A poor weather forecast was no deterrent to the hundreds of people who attended the annual Skye Highland Games in Portree last week.
Although numbers were down on last year a “very good turnout” was still recorded, according to Sandy Gray from the games organising committee who did however blame a poor forecast for putting some people off.
Mr Gray said: “There was an excellent level of entry and competitiveness in the heavy events. The crowd really got behind the competitors and offered lots of support. There was also a good number of local entries for the athletics competitions.”
When the rain did arrive on the Wednesday afternoon it forced the transfer of the Highland dancing competitions from the games field on The Lump to the nearby Skye Gathering Hall.
The piping competitions, held on Tuesday, saw Callum Beaumont from Bo’ness pick up the Dunvegan Medal, the Colonel Jock MacDonald Clasp, the Dr Allan MacDonald Challenge Cup for best all-round open piper, the Alan Torrance Associates Cup for 6/8 March and the Highland Society of London cash prize of £250.

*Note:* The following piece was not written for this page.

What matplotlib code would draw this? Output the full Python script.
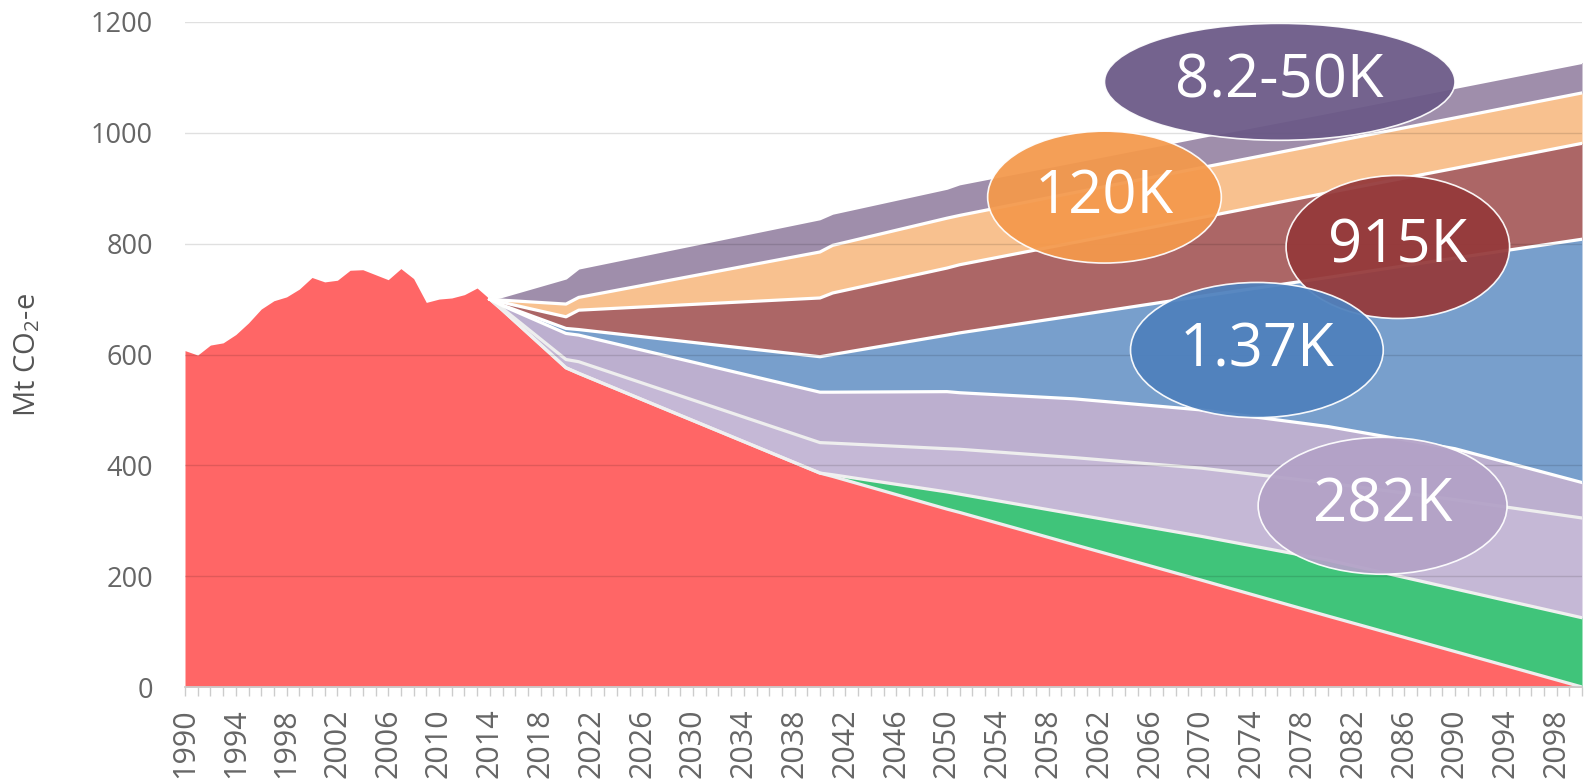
import numpy as np
import matplotlib
matplotlib.use("Agg")
import matplotlib.pyplot as plt
from matplotlib.patches import Ellipse

plt.rcParams['font.family'] = ['Open Sans', 'DejaVu Sans']
plt.rcParams['mathtext.fontset'] = 'custom'
plt.rcParams['mathtext.rm'] = 'Open Sans'
plt.rcParams['mathtext.it'] = 'Open Sans'

# ---------------- data ----------------
hist_years = list(range(1990, 2015))
hist_red = [607, 599, 617, 621, 636, 657, 682, 697, 704, 718, 739, 731, 734,
            752, 753, 744, 735, 755, 737, 694, 700, 702, 708, 720, 700]

proj_years = [2015, 2020, 2021, 2040, 2041, 2050, 2051, 2060, 2070, 2080, 2090, 2100]
red_proj = [680, 576, 566, 386, 380, 321, 315, 257, 193, 128, 64, 0]
green = [0, 0, 0, 0, 3, 31, 33, 55, 79, 101, 113, 125]
light_lavender = [3, 15, 21, 55, 57, 78, 81, 102, 123, 139, 161, 180]
lavender = [5, 47, 48, 91, 92, 103, 102, 106, 105, 102, 92, 64]
blue = [1, 9, 10, 64, 68, 102, 108, 150, 205, 269, 344, 439]
dark_red = [5, 21, 35, 106, 111, 121, 123, 132, 142, 153, 162, 173]
peach = [4, 23, 23, 83, 86, 90, 89, 90, 90, 90, 91, 91]
grey_purple = [7, 47, 53, 60, 58, 54, 57, 56, 56, 55, 55, 55]

bubble_labels = ['8.2-50K', '120K', '915K', '1.37K', '282K']

y_ticks = [0, 200, 400, 600, 800, 1000, 1200]
x_tick_labels = list(range(1990, 2099, 4))

# ---------------- styling ----------------
layer_colors = ['#ff6666', '#40c47a', '#c5b8d6', '#bcafcf', '#789fcc',
                '#ac6666', '#f8c18f', '#9f8eab']
line_colors = ['#eeeeee', '#f0f0f0', '#eeeeee', 'white', 'white', 'white', 'white', 'white']
# bubble layout: (x centre, y centre, width, height) in data units + colour
bubble_layout = [
    (2076.2, 1092, 27.6, 211, '#6b5987'),
    (2062.4, 884, 18.4, 238, '#f4994c'),
    (2085.5, 794, 17.6, 258, '#953a3b'),
    (2074.4, 608, 19.9, 244, '#4f81bd'),
    (2084.3, 327, 19.6, 247, '#b3a2c7'),
]

# ---------------- build stacked arrays ----------------
years = np.array(hist_years + proj_years, dtype=float)
nh = len(hist_years)
zeros = [0] * nh
layers = [
    np.array(hist_red + red_proj, dtype=float),
    np.array(zeros + green, dtype=float),
    np.array(zeros + light_lavender, dtype=float),
    np.array(zeros + lavender, dtype=float),
    np.array(zeros + blue, dtype=float),
    np.array(zeros + dark_red, dtype=float),
    np.array(zeros + peach, dtype=float),
    np.array(zeros + grey_purple, dtype=float),
]
tops = np.cumsum(np.vstack(layers), axis=0)

fig = plt.figure(figsize=(15.85, 7.81), dpi=100)
ax = fig.add_axes([185 / 1585, 1 - 687 / 781, (1582 - 185) / 1585, (687 - 22) / 781])

prev = np.zeros_like(years)
for i, top in enumerate(tops):
    ax.fill_between(years, prev, top, color=layer_colors[i], lw=0, zorder=1)
    prev = top

# boundary lines on projection part
start = nh - 1
for i, top in enumerate(tops):
    ax.plot(years[start:], top[start:], color=line_colors[i], lw=2.3,
            solid_joinstyle='round', zorder=2)

ax.set_xlim(1990, 2100)
ax.set_ylim(0, 1200)

for yv in y_ticks[1:]:
    ax.axhline(yv, color='black', alpha=0.12, lw=1.0, zorder=3)

for s in ['top', 'right', 'left']:
    ax.spines[s].set_visible(False)
ax.spines['bottom'].set_color('#cccccc')
ax.spines['bottom'].set_linewidth(1.3)
ax.spines['bottom'].set_zorder(4)

ax.set_yticks(y_ticks)
ax.set_yticklabels([str(v) for v in y_ticks])
ax.tick_params(axis='y', length=0, pad=23, labelsize=19.5, labelcolor='#666666')

ax.set_xticks(x_tick_labels)
ax.set_xticklabels([str(v) for v in x_tick_labels], rotation=90)
ax.set_xticks(range(1990, 2101), minor=True)
ax.tick_params(axis='x', which='both', length=6.5, width=1.0, color='#cccccc',
               direction='out')
ax.tick_params(axis='x', which='major', pad=9, labelsize=22, labelcolor='#666666')

ax.set_ylabel(r'Mt CO$_{\mathrm{2}}$-e', fontsize=21, color='#555555')
ax.yaxis.set_label_coords(-0.102, 0.5)

for (cx, cy, w, h, col), lab in zip(bubble_layout, bubble_labels):
    e = Ellipse((cx, cy), w, h, facecolor=col, edgecolor='white', lw=1.2,
                alpha=0.94, zorder=5)
    ax.add_patch(e)
    ax.text(cx, cy, lab, color='white', fontsize=43, ha='center', va='center',
            zorder=6)

fig.savefig('out.png', dpi=100)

Kyle was well represented in the piping competitions, with Niall Stewart receiving the MacBeath Parr Associates Cup for jig while teenager Brighde Chaimbeul won a clutch of trophies — the Col Jock MacDonald Viewfield Cup for local piobaireachd, the Donnie MacKenzie Cup for local march, the Toronto Cup for best all-round local piper, the Dougie MacLeod Cup for best all-round local piping under 18 and the Nicol Campbell Memorial Trophy for the overall local winner of the light music, Strathspey, reel and jig.
Seamus O’Baoighill from Sleat in Skye picked up the Clan Donald Quaich for under-18 piobaireachd and Portree’s Frieda McKiggan was presented with the Peter Beaton Memorial Cup for the highest-scoring pipe band member in local competitions.
Meanwhile, the Vice Admiral Sir Roderick MacDonald KBE Memorial Sailing Cup was won by Portree’s John MacKenzie.
The heavy events saw athletes from as far afield as Australia, Poland, Austria and Romania competing, with Damian Birkenhead of Australia setting a new games record for putting the stone (heavy) with a distance of 51’5 1/2”.
Games evergreen Deb Bradley received the Robertson Memorial Cup for best all-round local athlete, and the MacDonald of Seafield Cup as winner of the local eight-lap race. Shane Steele won the hill race overall, with Allan MacKinnon of Portree and Christina Rankin of Uig the first local man and woman to cross the line.
The tug-of-war competition was won by ‘Sligbost’ with Kilmuir runners-up, while the women’s competition saw the ‘Bootcamp’ team retain their title with a win over ‘Staffin on the Pull’.
“All in all it was an excellent day,” Mr Gray said. “There were lots of foreign visitors and all I spoke to throughly enjoyed it.”